In 2008, Jones was tapped to revive the sleepy British brand Dunhill (now headed by the former Gucci menswear designer John Ray); then in 2011, he moved to Vuitton, stamping a fashion identity with remarkable speed and assurance on a label where once, for men, there were only LV Monogram satchels and briefcases that cost as much as a second-hand car.
It still offers them, of course: Jones oversees a vast litany of collections, reflecting the reality of a hungry luxury market. “We do two formal collections a year – which is tailoring,” he says, counting off on his fingers. “Two 'Icon' collections – which is the men's wardrobe in the Vuitton styling, which gets mixed in with the pre-collection when we show the pre-collection. There's two pre-collections, two America's Cup collections, two show collections and then there's a couple of other things that pop up as well. Then you've got the bags, the shoes, soft accessories, jewellery, glasses.”

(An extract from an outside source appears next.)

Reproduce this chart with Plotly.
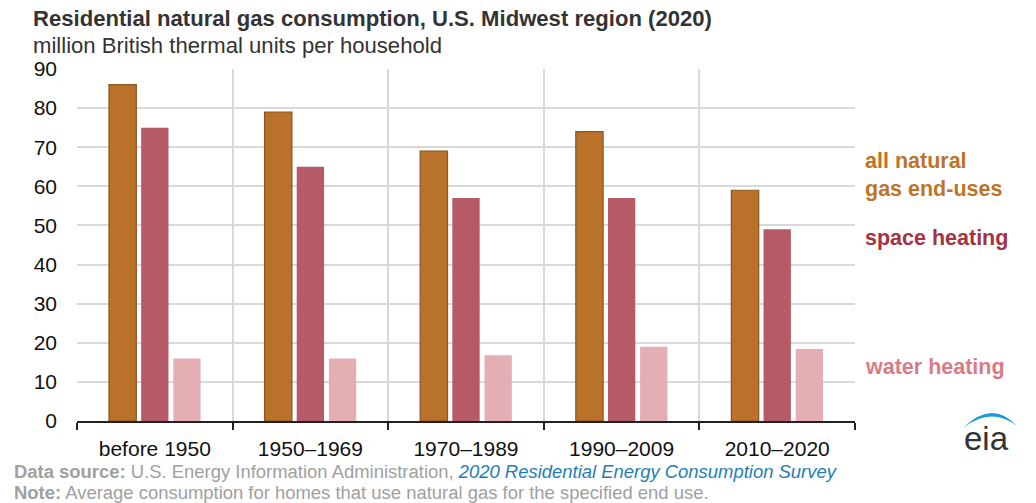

Jones pauses, and grins, possibly at my dazed expression. “Recently in the office, when I've had a few people waiting for the collection to come in [from the factory], we'll be having a meeting every half an hour to plan the next two.” It sounds daunting – and necessitates a relentless schedule. Backstage before the last Louis Vuitton show, Jones confessed to me that he was already thinking about the one he'll show on Thursday. “I know exactly what I want to do for the next show, for autumn/winter,” he said, leaning in conspiratorially. “I know the music, I know the staging, now we're doing the research backwards.”
I guess, all we can do is wait another 48 hours to see. Though, by then, Jones will probably already have decided where to take us – not himself – on his next Vuitton trip.